— Start TASK MATERIAL —

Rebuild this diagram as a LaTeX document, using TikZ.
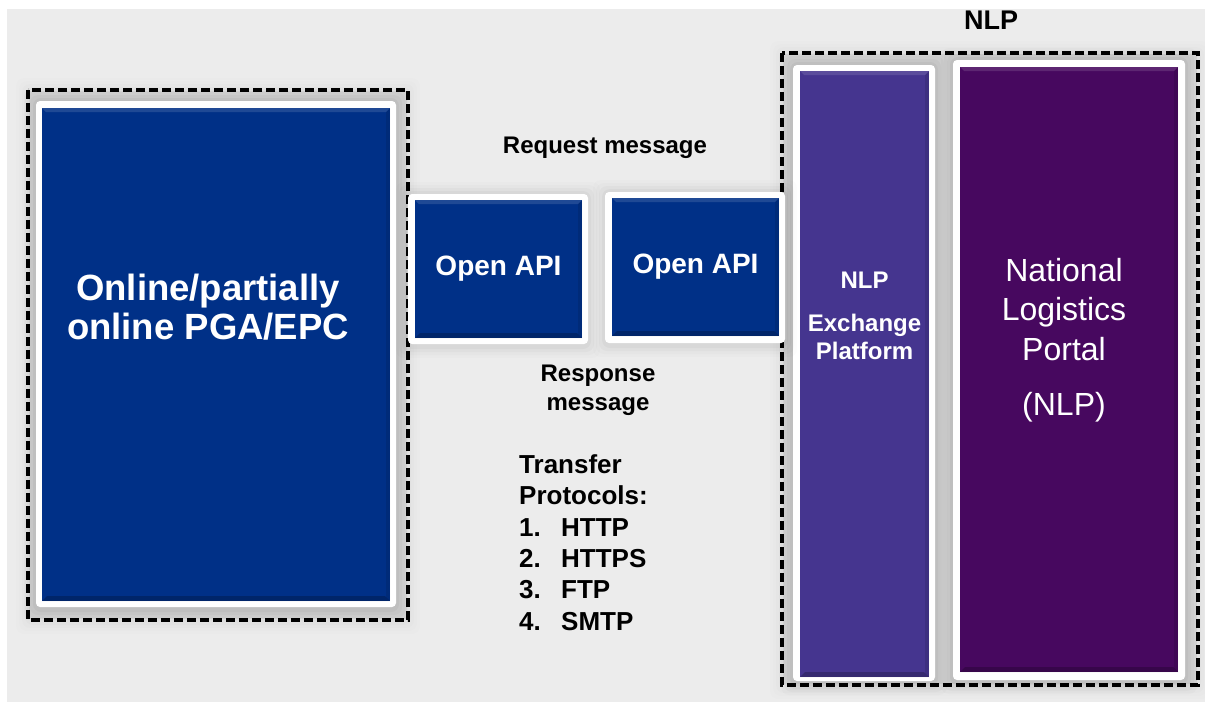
\documentclass[tikz,border=0pt]{standalone}
\usepackage{fontspec}
\setmainfont{Liberation Sans}
\definecolor{bggray}{HTML}{ECECEC}
\definecolor{pgablue}{HTML}{003087}
\definecolor{exviolet}{HTML}{45358F}
\definecolor{nlpviolet}{HTML}{47085F}
\newcommand\myhalo[5]{%
  \foreach \d/\o in {12/1,9/1.4,6/1.8,3/2.4}{%
    \fill[black,opacity=#5*\o,rounded corners=8pt] (#1-\d,#2-\d) rectangle (#3+\d,#4+\d+2);}%
}
\tikzset{
  dashbox/.style={draw=black,line width=3.2pt,dash pattern=on 9pt off 4pt},
  whitebox/.style={fill=white,rounded corners=4pt},
  bevelled/.style={path picture={
    \fill[black,opacity=.22] (path picture bounding box.south west) -- (path picture bounding box.south east)
      -- ([xshift=-5pt,yshift=5pt]path picture bounding box.south east) -- ([xshift=5pt,yshift=5pt]path picture bounding box.south west) -- cycle;
    \fill[white,opacity=.12] (path picture bounding box.north west) -- (path picture bounding box.north east)
      -- ([xshift=-4pt,yshift=-4pt]path picture bounding box.north east) -- ([xshift=4pt,yshift=-4pt]path picture bounding box.north west) -- cycle;
    \fill[black,opacity=.1] (path picture bounding box.north east) -- (path picture bounding box.south east)
      -- ([xshift=-4pt,yshift=4pt]path picture bounding box.south east) -- ([xshift=-4pt,yshift=-4pt]path picture bounding box.north east) -- cycle;
  }},
  colbox/.style={rectangle,inner sep=0pt,bevelled,text=white,align=center},
  lbl/.style={inner sep=0pt,align=center,text=black},
}
\begin{document}
\begin{tikzpicture}[x=1pt,y=-1pt]
\useasboundingbox (0,0) rectangle (1205,702);
\fill[white] (0,0) rectangle (1205,702);
\fill[bggray] (7,9) rectangle (1205,702);

% left group
\myhalo{28}{90}{408}{620}{0.006}
\fill[black,opacity=.05] (29,91) rectangle (407,619);
\myhalo{36}{101}{396}{607}{0.015}
\fill[whitebox] (36,101) rectangle (396,607);
\node[colbox,fill=pgablue,minimum width=348pt,minimum height=493pt] (pga) at (216,354.5) {};
\node[lbl,text=white,font=\bfseries\fontsize{36.5}{39}\selectfont] (pgatext) at (208,307) {Online/partially\\online PGA/EPC};
\draw[dashbox] (28,90) rectangle (408,620);

% NLP group
\myhalo{782}{53}{1198}{685}{0.006}
\fill[black,opacity=.05] (783,54) rectangle (1197,684);
\myhalo{793}{65}{935}{681}{0.015}
\fill[whitebox] (793,65) rectangle (935,681);
\myhalo{953}{60}{1185}{680}{0.015}
\fill[whitebox] (953,60) rectangle (1185,680);
\node[colbox,fill=exviolet,minimum width=129pt,minimum height=606pt] (exch) at (864.5,374) {};
\node[colbox,fill=nlpviolet,minimum width=218pt,minimum height=605pt] (portal) at (1069,369.5) {};
\node[lbl,text=white,font=\bfseries\fontsize{24}{28.5}\selectfont] (exchtext) at (864.5,316) {NLP\\[14pt]Exchange\\Platform};
\node[lbl,text=white,font=\fontsize{32}{39.5}\selectfont] (portaltext) at (1064,340) {National\\Logistics\\Portal\\[16pt](NLP)};
\draw[dashbox] (782,53) rectangle (1198,685);
\node[lbl,font=\bfseries\fontsize{27}{30}\selectfont] (nlptitle) at (991,20) {NLP};

% Open API boxes
\myhalo{408}{194}{588}{344}{0.012}
\fill[whitebox] (408,194) rectangle (588,344);
\node[colbox,fill=pgablue,minimum width=167pt,minimum height=138pt,font=\bfseries\fontsize{28}{30}\selectfont] (api1) at (498.5,269) {Open API};
\myhalo{605}{192}{785}{343}{0.012}
\fill[whitebox] (605,192) rectangle (785,343);
\node[colbox,fill=pgablue,minimum width=167pt,minimum height=138pt,font=\bfseries\fontsize{28}{30}\selectfont] (api2) at (695.5,267) {Open API};

% labels
\node[lbl,font=\bfseries\fontsize{24}{28}\selectfont] (req) at (605,148) {Request message};
\node[lbl,font=\bfseries\fontsize{24}{29}\selectfont] (resp) at (598,390) {Response\\message};
\node[lbl,align=left,anchor=west,font=\bfseries\fontsize{26}{31.4}\selectfont] (proto) at (519,542.5)
  {Transfer\\Protocols:\\\makebox[42pt][l]{1.}HTTP\\\makebox[42pt][l]{2.}HTTPS\\\makebox[42pt][l]{3.}FTP\\\makebox[42pt][l]{4.}SMTP};
\end{tikzpicture}
\end{document}
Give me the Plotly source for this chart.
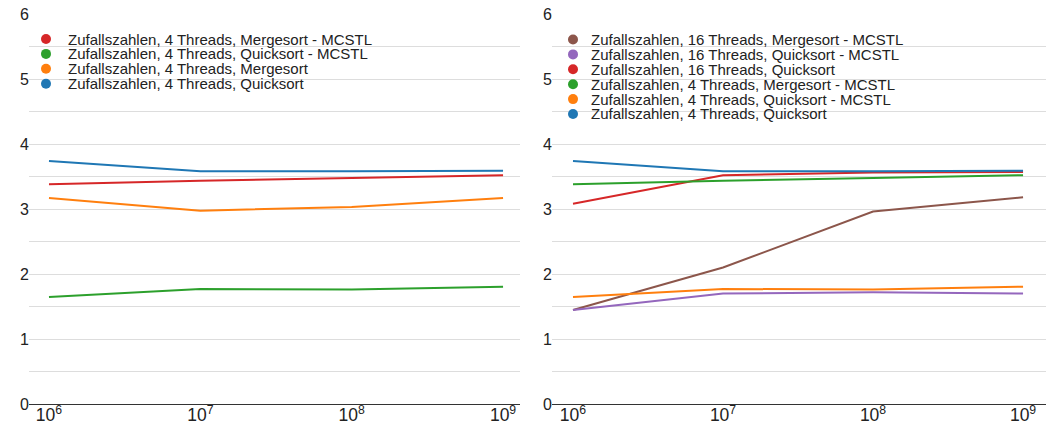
import plotly.graph_objects as go
from plotly.subplots import make_subplots

# Data
x_sizes = [1e6, 1e7, 1e8, 1e9]

left_names = [
    "Zufallszahlen, 4 Threads, Mergesort - MCSTL",
    "Zufallszahlen, 4 Threads, Quicksort - MCSTL",
    "Zufallszahlen, 4 Threads, Mergesort",
    "Zufallszahlen, 4 Threads, Quicksort",
]
left_values = [
    [3.38, 3.435, 3.477, 3.52],
    [1.646, 1.77, 1.76, 1.805],
    [3.17, 2.975, 3.03, 3.17],
    [3.74, 3.58, 3.58, 3.59],
]
left_colors = ["#d62728", "#2ca02c", "#ff7f0e", "#1f77b4"]

right_names = [
    "Zufallszahlen, 16 Threads, Mergesort - MCSTL",
    "Zufallszahlen, 16 Threads, Quicksort - MCSTL",
    "Zufallszahlen, 16 Threads, Quicksort",
    "Zufallszahlen, 4 Threads, Mergesort - MCSTL",
    "Zufallszahlen, 4 Threads, Quicksort - MCSTL",
    "Zufallszahlen, 4 Threads, Quicksort",
]
right_values = [
    [1.446, 2.10, 2.96, 3.18],
    [1.446, 1.70, 1.72, 1.70],
    [3.08, 3.52, 3.56, 3.57],
    [3.38, 3.435, 3.477, 3.52],
    [1.646, 1.77, 1.76, 1.805],
    [3.74, 3.58, 3.58, 3.59],
]
right_colors = ["#8c564b", "#9467bd", "#d62728", "#2ca02c", "#ff7f0e", "#1f77b4"]

W, H = 1046, 425
TOP, BOTTOM = 14, 404
FONT = "Liberation Sans, Arial, sans-serif"

fig = make_subplots(rows=1, cols=2, horizontal_spacing=0.0)

for names, vals, cols, c in [(left_names, left_values, left_colors, 1),
                             (right_names, right_values, right_colors, 2)]:
    for n, v, col in zip(names, vals, cols):
        fig.add_trace(go.Scatter(x=x_sizes, y=v, name=n, mode="lines",
                                 line=dict(color=col, width=2), showlegend=False),
                      row=1, col=c)

def px_x(p):
    return p / W

def px_y(p):
    return (BOTTOM - p) / (BOTTOM - TOP)

annotations = []
shapes = []
def add_legend(names, cols, cx, tx, y0, step):
    for i, (n, col) in enumerate(zip(names, cols)):
        py = y0 + i * step
        shapes.append(dict(type="circle", xref="paper", yref="paper",
                           xsizemode="pixel", ysizemode="pixel",
                           xanchor=px_x(cx), yanchor=px_y(py),
                           x0=-5, x1=5, y0=-5, y1=5,
                           fillcolor=col, line=dict(width=0)))
        annotations.append(dict(text=n, xref="paper", yref="paper",
                                x=px_x(tx), y=px_y(py), xanchor="left", yanchor="middle",
                                showarrow=False, font=dict(family=FONT, size=15, color="#222")))

add_legend(left_names, left_colors, 46, 66, 39.0, 14.9)
add_legend(right_names, right_colors, 573, 589, 39.5, 14.9)

axis_common = dict(
    type="log", dtick=1, exponentformat="power", showgrid=False, zeroline=False,
    showline=True, linecolor="#333", linewidth=1, ticks="", automargin=False,
    ticklabelstandoff=-4,
    tickfont=dict(family=FONT, size=14, color="#222"),
)
fig.update_xaxes(**axis_common)
fig.update_xaxes(domain=[29 / W, 520 / W], range=[5.868, 9.112], row=1, col=1)
fig.update_xaxes(domain=[552 / W, 1.0], range=[5.86, 9.153], row=1, col=2)

fig.update_yaxes(range=[0, 6], dtick=1, showgrid=True, gridcolor="#dddddd", gridwidth=1,
                 minor=dict(dtick=0.5, showgrid=True, gridcolor="#dddddd", gridwidth=1),
                 zeroline=False, showline=False, ticks="", automargin=False,
                 ticklabelstandoff=-1,
                 tickfont=dict(family=FONT, size=16, color="#222"))

fig.update_layout(
    width=W, height=H,
    margin=dict(l=0, r=0, t=TOP, b=H - BOTTOM),
    plot_bgcolor="white", paper_bgcolor="white",
    font=dict(family=FONT, color="#222"),
    showlegend=False,
    annotations=annotations, shapes=shapes,
)

fig.write_html("out.html")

— End TASK MATERIAL —

■ EXERCISE AIM ■
Everything from the top line of the data down to and including the line with "(7,9) rectangle (1205,702);" is to be copied, except the pictures.

■ FULL RESPONSE ■
Rebuild this diagram as a LaTeX document, using TikZ.
\documentclass[tikz,border=0pt]{standalone}
\usepackage{fontspec}
\setmainfont{Liberation Sans}
\definecolor{bggray}{HTML}{ECECEC}
\definecolor{pgablue}{HTML}{003087}
\definecolor{exviolet}{HTML}{45358F}
\definecolor{nlpviolet}{HTML}{47085F}
\newcommand\myhalo[5]{%
  \foreach \d/\o in {12/1,9/1.4,6/1.8,3/2.4}{%
    \fill[black,opacity=#5*\o,rounded corners=8pt] (#1-\d,#2-\d) rectangle (#3+\d,#4+\d+2);}%
}
\tikzset{
  dashbox/.style={draw=black,line width=3.2pt,dash pattern=on 9pt off 4pt},
  whitebox/.style={fill=white,rounded corners=4pt},
  bevelled/.style={path picture={
    \fill[black,opacity=.22] (path picture bounding box.south west) -- (path picture bounding box.south east)
      -- ([xshift=-5pt,yshift=5pt]path picture bounding box.south east) -- ([xshift=5pt,yshift=5pt]path picture bounding box.south west) -- cycle;
    \fill[white,opacity=.12] (path picture bounding box.north west) -- (path picture bounding box.north east)
      -- ([xshift=-4pt,yshift=-4pt]path picture bounding box.north east) -- ([xshift=4pt,yshift=-4pt]path picture bounding box.north west) -- cycle;
    \fill[black,opacity=.1] (path picture bounding box.north east) -- (path picture bounding box.south east)
      -- ([xshift=-4pt,yshift=4pt]path picture bounding box.south east) -- ([xshift=-4pt,yshift=-4pt]path picture bounding box.north east) -- cycle;
  }},
  colbox/.style={rectangle,inner sep=0pt,bevelled,text=white,align=center},
  lbl/.style={inner sep=0pt,align=center,text=black},
}
\begin{document}
\begin{tikzpicture}[x=1pt,y=-1pt]
\useasboundingbox (0,0) rectangle (1205,702);
\fill[white] (0,0) rectangle (1205,702);
\fill[bggray] (7,9) rectangle (1205,702);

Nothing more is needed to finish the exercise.